Sempre a Radio Popolare sono andate in onda diverse testimonianze di chi si è visto negare il pass, e che ora tramite la Cgil di Milano, San Precario o propri avvocati, stanno facendo partire cause legali contro Expo e le aziende che li hanno lasciati a casa. Testimonianze che parlano di persone incensurate e che, raccontano, non si sentono di avere nulla a che fare con problemi di «sicurezza nazionale». A meno che non si considerino come tali l’aver lavorato con rifugiati politici, l’aver partecipato a manifestazione contro la riforma Gelmini nel 2008, l’aver frequentato centri sociali o l’essere stato denunciato anni fa per scritte sui muri. Tutte cose venute in mente, guardando al proprio passato, agli esclusi. Ma questo Prefettura e Questura non lo dicono. «Vogliamo sapere perché siamo stati licenziati e perché non possiamo lavorare a Expo». Insomma, se esiste un «Exporeato» che li tiene fuori dall’esposizione. «Chiediamo sia fatta chiarezza, pensiamo di essere di fronte a una violazione dell’articolo 8 dello Statuto dei lavoratori» dice Antonio Lareno, responsabile Expo per la Cgil di Milano, che ha chiesto un tavolo straordinario dell’Osservatorio Expo per venerdì 29 maggio. Tavolo a cui vorrebbe partecipare anche il Comune di Milano: «abbiamo chiesto di farne eccezionalmente parte» ha detto Cristina Tajani, assessore al lavoro della giunta Pisapia. «Chiediamo a Questura e Prefettura di essere informati su procedure, normative e prassi adottate nei casi segnalati».
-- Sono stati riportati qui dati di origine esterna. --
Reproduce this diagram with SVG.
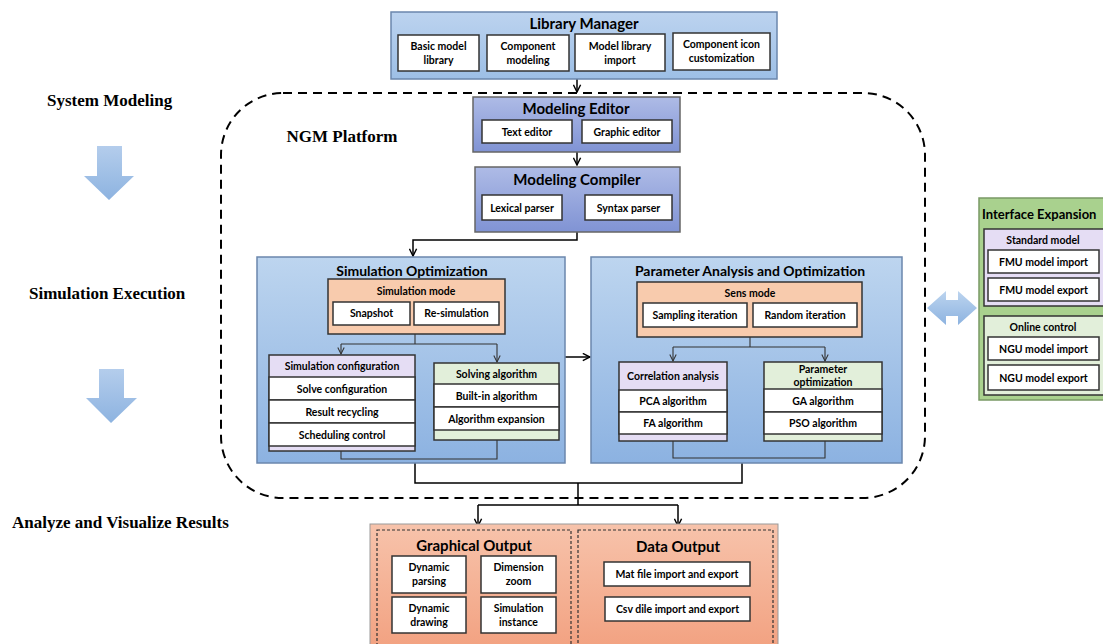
<svg xmlns="http://www.w3.org/2000/svg" width="1103" height="644" viewBox="0 0 1103 644">
<defs>
<linearGradient id="gLib" x1="0" y1="0" x2="0" y2="1"><stop offset="0" stop-color="#bcd3ef"/><stop offset="1" stop-color="#9dbfe6"/></linearGradient>
<linearGradient id="gEd" x1="0" y1="0" x2="0" y2="1"><stop offset="0" stop-color="#aebbe6"/><stop offset="1" stop-color="#8093d4"/></linearGradient>
<linearGradient id="gPan" x1="0" y1="0" x2="0" y2="1"><stop offset="0" stop-color="#bdd5ef"/><stop offset="1" stop-color="#8cb2e1"/></linearGradient>
<linearGradient id="gOut" x1="0" y1="0" x2="0" y2="1"><stop offset="0" stop-color="#f7c3ab"/><stop offset="1" stop-color="#f2a07f"/></linearGradient>
<linearGradient id="gArr" x1="0" y1="0" x2="0" y2="1"><stop offset="0" stop-color="#b4cdec"/><stop offset="1" stop-color="#8db3e0"/></linearGradient>
<linearGradient id="gArrH" x1="0" y1="0" x2="0" y2="1"><stop offset="0" stop-color="#bcd4ef"/><stop offset="1" stop-color="#8db3e0"/></linearGradient>
<marker id="ah" viewBox="0 0 10 10" refX="9" refY="5" markerWidth="9" markerHeight="9" markerUnits="userSpaceOnUse" orient="auto"><path d="M1,1 L9,5 L1,9" fill="none" stroke="#000" stroke-width="1.6"/></marker>
<marker id="ahs" viewBox="0 0 10 10" refX="9" refY="5" markerWidth="8" markerHeight="8" markerUnits="userSpaceOnUse" orient="auto"><path d="M1,1 L9,5 L1,9" fill="none" stroke="#333" stroke-width="1.3"/></marker>
</defs>
<style>
text{font-family:Lato,"Liberation Sans",sans-serif;font-weight:bold;fill:#000;text-anchor:middle}
.t{font-size:14px}
.s{font-size:10.5px}
.side{font-family:"Liberation Serif",serif;font-size:17px;text-anchor:start}
.wb{fill:#fff;stroke:#333;stroke-width:1.5}
.ob{fill:#f8cbad;stroke:#333;stroke-width:1.5}
.pu{fill:#e5ddf4;stroke:#333;stroke-width:1.5}
.gr{fill:#e2efda;stroke:#333;stroke-width:1.5}
.ln{fill:none;stroke:#000;stroke-width:1.5}
.ln2{fill:none;stroke:#333;stroke-width:1.1}
</style>
<rect width="1103" height="644" fill="#fff"/>

<g id="side-labels">
<text class="side" x="47" y="106">System Modeling</text>
<text class="side" x="29" y="299">Simulation Execution</text>
<text class="side" x="12" y="528">Analyze and Visualize Results</text>
<path d="M97,146 H122 V176 H134 L109,200 L84,176 H97 Z" fill="url(#gArr)"/>
<path d="M99,369 H124 V398 H137 L111,423 L86,398 H99 Z" fill="url(#gArr)"/>
</g>

<g id="platform">
<rect x="221" y="93" width="704" height="405" rx="62" ry="62" fill="none" stroke="#000" stroke-width="2" stroke-dasharray="9,6"/>
<text x="342" y="142" style="font-family:'Liberation Serif',serif;font-size:17px">NGM Platform</text>
</g>

<g id="connectors">
<path class="ln" d="M577,79 V92" marker-end="url(#ah)"/>
<path class="ln" d="M577,152 V165" marker-end="url(#ah)"/>
<path class="ln" d="M577,232 V240 H413 V256" marker-end="url(#ah)"/>
<path class="ln" d="M565,357 H590" marker-end="url(#ah)"/>
<path class="ln" d="M415,463 V483 H742 V463"/>
<path class="ln" d="M578,483 V505 M478,505 H678"/>
<path class="ln" d="M478,505 V526" marker-end="url(#ah)"/>
<path class="ln" d="M678,505 V526" marker-end="url(#ah)"/>
</g>

<g id="library-manager">
<rect x="391" y="12" width="386" height="67" fill="url(#gLib)" stroke="#6b87ad" stroke-width="1.5"/>
<text x="584" y="29" style="font-size:15px">Library Manager</text>
<rect class="wb" x="398" y="35" width="81" height="36"/>
<text class="s" x="438.5" y="50">Basic model</text><text class="s" x="438.5" y="64">library</text>
<rect class="wb" x="487" y="35" width="82" height="36"/>
<text class="s" x="528" y="50">Component</text><text class="s" x="528" y="64">modeling</text>
<rect class="wb" x="575" y="34" width="90" height="37"/>
<text class="s" x="620" y="50">Model library</text><text class="s" x="620" y="64">import</text>
<rect class="wb" x="673" y="33" width="97" height="37"/>
<text class="s" x="721.5" y="48">Component icon</text><text class="s" x="721.5" y="62">customization</text>
</g>

<g id="modeling-editor">
<rect x="473" y="97" width="207" height="55" fill="url(#gEd)" stroke="#666" stroke-width="1.5"/>
<text x="576" y="114" style="font-size:15px">Modeling Editor</text>
<rect class="wb" x="482" y="120" width="90" height="23"/>
<text class="s" x="527" y="135.5">Text editor</text>
<rect class="wb" x="582" y="120" width="90" height="23"/>
<text class="s" x="627" y="135.5">Graphic editor</text>
</g>

<g id="modeling-compiler">
<rect x="475" y="167" width="205" height="65" fill="url(#gEd)" stroke="#666" stroke-width="1.5"/>
<text x="577" y="185" style="font-size:15px">Modeling Compiler</text>
<rect class="wb" x="482" y="195" width="80" height="25"/>
<text class="s" x="522" y="211.5">Lexical parser</text>
<rect class="wb" x="585" y="195" width="87" height="25"/>
<text class="s" x="628.5" y="211.5">Syntax parser</text>
</g>

<g id="simulation-optimization">
<rect x="257" y="257" width="308" height="206" fill="url(#gPan)" stroke="#6b87ad" stroke-width="1.5"/>
<text class="t" x="412" y="276">Simulation Optimization</text>
<rect class="ob" x="328" y="279" width="177" height="55"/>
<text class="s" x="416" y="295">Simulation mode</text>
<rect class="wb" x="333" y="302" width="77" height="23"/>
<text class="s" x="371.5" y="317">Snapshot</text>
<rect class="wb" x="414" y="302" width="85" height="23"/>
<text class="s" x="456.5" y="317">Re-simulation</text>
<path class="ln2" d="M415,334 V344 H341 M415,344 H497"/>
<path class="ln2" d="M341,344 V354" marker-end="url(#ahs)"/>
<path class="ln2" d="M497,344 V362" marker-end="url(#ahs)"/>
<g id="simulation-configuration">
<rect class="pu" x="269" y="355" width="146" height="96"/>
<text class="s" x="342" y="370">Simulation configuration</text>
<rect class="wb" x="269" y="377" width="146" height="23"/>
<text class="s" x="342" y="392.5">Solve configuration</text>
<rect class="wb" x="269" y="400" width="146" height="23"/>
<text class="s" x="342" y="415.5">Result recycling</text>
<rect class="wb" x="269" y="423" width="146" height="23"/>
<text class="s" x="342" y="438.5">Scheduling control</text>
</g>
<g id="solving-algorithm">
<rect class="gr" x="434" y="363" width="125" height="77"/>
<text class="s" x="496.5" y="378">Solving algorithm</text>
<rect class="wb" x="434" y="384" width="125" height="23"/>
<text class="s" x="496.5" y="399.5">Built-in algorithm</text>
<rect class="wb" x="434" y="407" width="125" height="23"/>
<text class="s" x="496.5" y="422.5">Algorithm expansion</text>
</g>
<path class="ln2" d="M341,451 V459 H497 V440"/>
</g>

<g id="parameter-analysis">
<rect x="591" y="257" width="311" height="206" fill="url(#gPan)" stroke="#6b87ad" stroke-width="1.5"/>
<text class="t" x="750" y="276">Parameter Analysis and Optimization</text>
<rect class="ob" x="637" y="282" width="225" height="55"/>
<text class="s" x="750" y="297">Sens mode</text>
<rect class="wb" x="643" y="303" width="104" height="24"/>
<text class="s" x="695" y="319">Sampling iteration</text>
<rect class="wb" x="753" y="303" width="104" height="24"/>
<text class="s" x="805" y="319">Random iteration</text>
<path class="ln2" d="M750,337 V347 H673 M750,347 H825"/>
<path class="ln2" d="M673,347 V361" marker-end="url(#ahs)"/>
<path class="ln2" d="M825,347 V361" marker-end="url(#ahs)"/>
<g id="correlation-analysis">
<rect class="pu" x="619" y="362" width="108" height="79"/>
<text class="s" x="673" y="380">Correlation analysis</text>
<rect class="wb" x="619" y="390" width="108" height="22"/>
<text class="s" x="673" y="405">PCA algorithm</text>
<rect class="wb" x="619" y="412" width="108" height="22"/>
<text class="s" x="673" y="427">FA algorithm</text>
</g>
<g id="parameter-optimization">
<rect class="gr" x="764" y="362" width="118" height="79"/>
<text class="s" x="823" y="373">Parameter</text>
<text class="s" x="823" y="386">optimization</text>
<rect class="wb" x="764" y="389" width="118" height="23"/>
<text class="s" x="823" y="404.5">GA algorithm</text>
<rect class="wb" x="764" y="412" width="118" height="22"/>
<text class="s" x="823" y="427">PSO algorithm</text>
</g>
<path class="ln2" d="M673,441 V458 H825 V441"/>
</g>

<g id="double-arrow">
<path d="M927,308 L946,291 V300 H958 V291 L977,308 L958,325 V316 H946 V325 Z" fill="url(#gArrH)"/>
</g>

<g id="interface-expansion">
<rect x="979" y="198" width="130" height="202" fill="#a9d18e" stroke="#7a9966" stroke-width="1.5"/>
<text x="982" y="219" style="text-anchor:start;font-size:13px">Interface Expansion</text>
<rect class="pu" x="984" y="229" width="125" height="77"/>
<text class="s" x="1043" y="244">Standard model</text>
<rect class="wb" x="988" y="250" width="111" height="23"/>
<text class="s" x="1043.5" y="265.5">FMU model import</text>
<rect class="wb" x="988" y="278" width="111" height="23"/>
<text class="s" x="1043.5" y="293.5">FMU model export</text>
<rect class="gr" x="984" y="316" width="125" height="79"/>
<text class="s" x="1043" y="331">Online control</text>
<rect class="wb" x="988" y="337" width="111" height="23"/>
<text class="s" x="1043.5" y="352.5">NGU model import</text>
<rect class="wb" x="988" y="365" width="111" height="25"/>
<text class="s" x="1043.5" y="381.5">NGU model export</text>
</g>

<g id="output">
<rect x="370" y="524" width="408" height="130" fill="url(#gOut)" stroke="#999" stroke-width="1"/>
<g id="graphical-output">
<rect x="377" y="530" width="194" height="124" fill="none" stroke="#333" stroke-width="1.2" stroke-dasharray="3,2"/>
<text class="t" x="474" y="551" style="font-size:15px">Graphical Output</text>
<rect class="wb" x="392" y="556" width="74" height="37"/>
<text class="s" x="429" y="571">Dynamic</text><text class="s" x="429" y="585">parsing</text>
<rect class="wb" x="481" y="556" width="75" height="37"/>
<text class="s" x="518.5" y="571">Dimension</text><text class="s" x="518.5" y="585">zoom</text>
<rect class="wb" x="392" y="597" width="74" height="36"/>
<text class="s" x="429" y="612">Dynamic</text><text class="s" x="429" y="626">drawing</text>
<rect class="wb" x="481" y="597" width="75" height="36"/>
<text class="s" x="518.5" y="612">Simulation</text><text class="s" x="518.5" y="626">instance</text>
</g>
<g id="data-output">
<rect x="578" y="530" width="195" height="124" fill="none" stroke="#333" stroke-width="1.2" stroke-dasharray="3,2"/>
<text class="t" x="678" y="552" style="font-size:15px">Data Output</text>
<rect class="wb" x="604" y="562" width="146" height="24"/>
<text class="s" x="677" y="578">Mat file import and export</text>
<rect class="wb" x="605" y="597" width="145" height="24"/>
<text class="s" x="677.5" y="613">Csv dile import and export</text>
</g>
</g>
</svg>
La vicenda finirà anche in Parlamento, il deputato di Sel Daniele Farina ha depositato un’interrogazione parlamentare. Ma sarebbe il caso che altri prendessero parola: chi ha perso il posto di lavoro ha il diritto di sapere con la massima trasparenza in base a quale criteri è successo e se tutto ciò sia legittimo o meno.